A tree along the trail that follows the stream.
And a final reminder of man’s presence – an electrical junction box. It has the feel of being a monolith, left behind by an alien civilization, purpose unknown, long abandoned, or a portal to another place and time like the wardrobe portal to Narnia.
Just a few more shots of the fountains at the Watergate apartment complex. Today, it sits in a prestigious location with beautiful river views. It was sited on former industrial land – it sits now where the Washington Gas Light plant used to be, and next door, where the Kennedy Center now sits, was a brewery. The complex was designed in part to harmonize with the Kennedy Center, which was originally envisioned to be curvilinear and organic. Later, due to construction costs, it was redesigned into the sharp-edged rectangle that it is today.
There is debate over the origin of the name Watergate – there are multiple possible referents. Part of the land the complex was built on belonged to the C&O Canal, and overlooks the water gate that marks the eastern terminus of the canal and where its water rejoined the Potomac. A second candidate is the “water gate” from the Potomac to the Tidal Basin that regulates the flow of water into the basin at high tide. The third candidate is the steps down to the Potomac from the Lincoln Memorial beside Memorial Bridge, which was used from the 1930s to the 1960s as an outdoor concert venue, with performers located on a barge in the river. Concerts ended in 1965 with the advent of jet aircraft service into National Airport. I vote for the C&O Canal as the source of the name – the other two features are obscured from view of the complex by the Kennedy Center and the natural curve of the river.
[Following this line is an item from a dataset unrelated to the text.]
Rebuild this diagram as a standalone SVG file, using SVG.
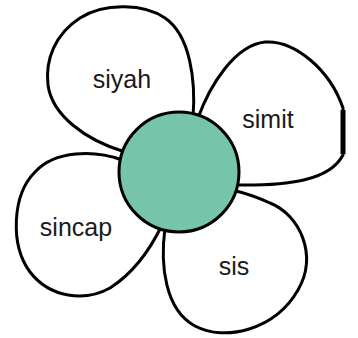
<svg xmlns="http://www.w3.org/2000/svg" width="358" height="338" viewBox="0 0 358 338">
<style>
.petal{fill:#fff;stroke:#000;stroke-width:3;stroke-linejoin:round}
.lbl{font-family:"Liberation Sans",Arial,sans-serif;font-size:25px;fill:#1a1a1a;text-anchor:middle}
</style>
<rect width="358" height="338" fill="#fff"/>
<g id="petal-siyah">
<path class="petal" d="M193,118 C196,80 190,35 165,18 C145,4 105,2 80,18 C55,34 45,60 48,85 C52,115 85,140 125,152 Z"/>
<text class="lbl" x="122" y="88">siyah</text>
</g>
<g id="petal-simit">
<path class="petal" d="M198,118 C210,85 235,45 265,42 C295,40 330,70 343,108 L343,155 C330,180 290,186 235,185 Z"/>
<line x1="343" y1="110" x2="343" y2="154" stroke="#000" stroke-width="5"/>
<text class="lbl" x="268" y="128">simit</text>
</g>
<g id="petal-sincap">
<path class="petal" d="M122,160 C95,150 55,150 35,172 C12,195 10,245 30,272 C50,298 85,302 110,288 C135,272 150,250 162,225 Z"/>
<text class="lbl" x="76" y="236">sincap</text>
</g>
<g id="petal-sis">
<path class="petal" d="M165,228 C160,265 165,310 195,326 C225,342 275,330 298,290 C318,255 300,215 270,203 C255,196 245,193 232,190 Z"/>
<text class="lbl" x="234" y="275">sis</text>
</g>
<g id="center">
<circle cx="179" cy="172" r="60" fill="#76c4aa" stroke="#000" stroke-width="3"/>
</g>
<g id="connectors"/>
</svg>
The fountains in the complex were specifically designed to create not only a visually pleasing effect, but to also simulate the sound of a natural waterfall.
I don’t know how successful the auditory engineering was (the fountains are pretty quiet, and they sound like fountains to me), but they certainly do create a visually pleasing space as well as a moderating effect on the temperature around the courtyard.
The Watergate complex was the first mixed-use development in the District. It had shops, restaurants, doctors’ and dentists’ offices, commercial office space, and even a hotel, in addition to luxury condominium residences. As originally planned, it was even supposed to have 19 “villas” (read townhouses), be 16 stories tall, and in all occupy 1.9 million square feet. After wrangling with codes, design commissions, and budgetary constraints, it was reduced in height to today’s 13 stories, the villas were eliminated, and the total square footage was cut back to 1.7 million square feet.
I know I was being very abstract or at least impressionistic with my earlier Commuter Diaries images, so in that sense these are a break from that line, and don’t quite fit. But they are about the commuting experience, so they have the potential to belong, if I develop enough images for them to blend in and make sense, and aren’t just outliers.
The first one is a woman waiting for the bus at my origin bus stop. Early morning, headphones on, anticipating the impending arrival.
This second one is a gentleman waiting downtown at Metro Center, peering down the street in hopes of spotting which bus is arriving next, anxious for the final leg of his journey home.
I think the latter is more successful because of the stilted angle, which makes it more dynamic and tense. I snuck that one by pointing the Rollei sideways, and had to live with what I got.
I have to keep reminding myself that sometimes it’s good to be loose and free with things, and that not all images have to be tack sharp and perfectly focused to be successful. I’ve been ruminating about this one because the composition is a bit unbalanced, and there’s a little motion blur to it, because it was another grab shot as I walked by and I didn’t have time to perfectly compose and focus it.
I think it’s a good object lesson from the original purpose of the series – taking long exposures that were not planned or structured in any way to free me up from being too formal. Even if this isn’t a fully successful image in some sense, it’s useful as a reminder to be relaxed and open to possibilities.
Yet more in my series of everyday objects. This time, it’s a lamppost, a safety cone (I’m not calling it a traffic cone because in this context, it’s being used to warn pedestrians of an uneven paver), parking meters again, and a police call box. You may have wondered at seeing some of my images with a black border and others without. I generally try to compose full-frame, and I like including the black border to show that. I also feel that in some cases, the black border helps define the image especially if the background is predominantly bright. I don’t ever add one to make it look as if what you see is full frame if in fact it is cropped, or to make you think it was made in a different format than presented. The images I post online for the most part are scanned from the negative, and given the nature of film, sometimes the backing paper leaks light along the edge, or other things happen during processing that require me to crop a little. Sometimes, I have to crop a lot because the composition just wasn’t right in the full square of the 120 image size. In those cases, I leave the edges alone and don’t put a black border on.
If you recall an earlier post, I had some shots of the new National Museum of African-American History and Culture (I’ll call it the African-American History Museum for short) in color, taken as architectural abstracts. Here are a few in black-and-white. The building shape lends itself extremely well to these kinds of geometric abstract studies. I think the architect nailed the design prospectus,making references to the cross-cultural influences of Africa on the American experience.
Seen here against the sky it feels like a seascape, a reminder of the trans-Atlantic voyage that brought three centuries worth of slaves to the New World.
The bronze-colored metal screening on the outside has a tropical botanical motif. It is both protective screen and mask, concealing and revealing, ancient and modern. The patterning is reminiscent of Kente cloth batik designs.
The overall shape of the structure is that of a three-tiered African crown, but viewed from different angles, it can be a monolith or a pyramid, or the prow of a ship.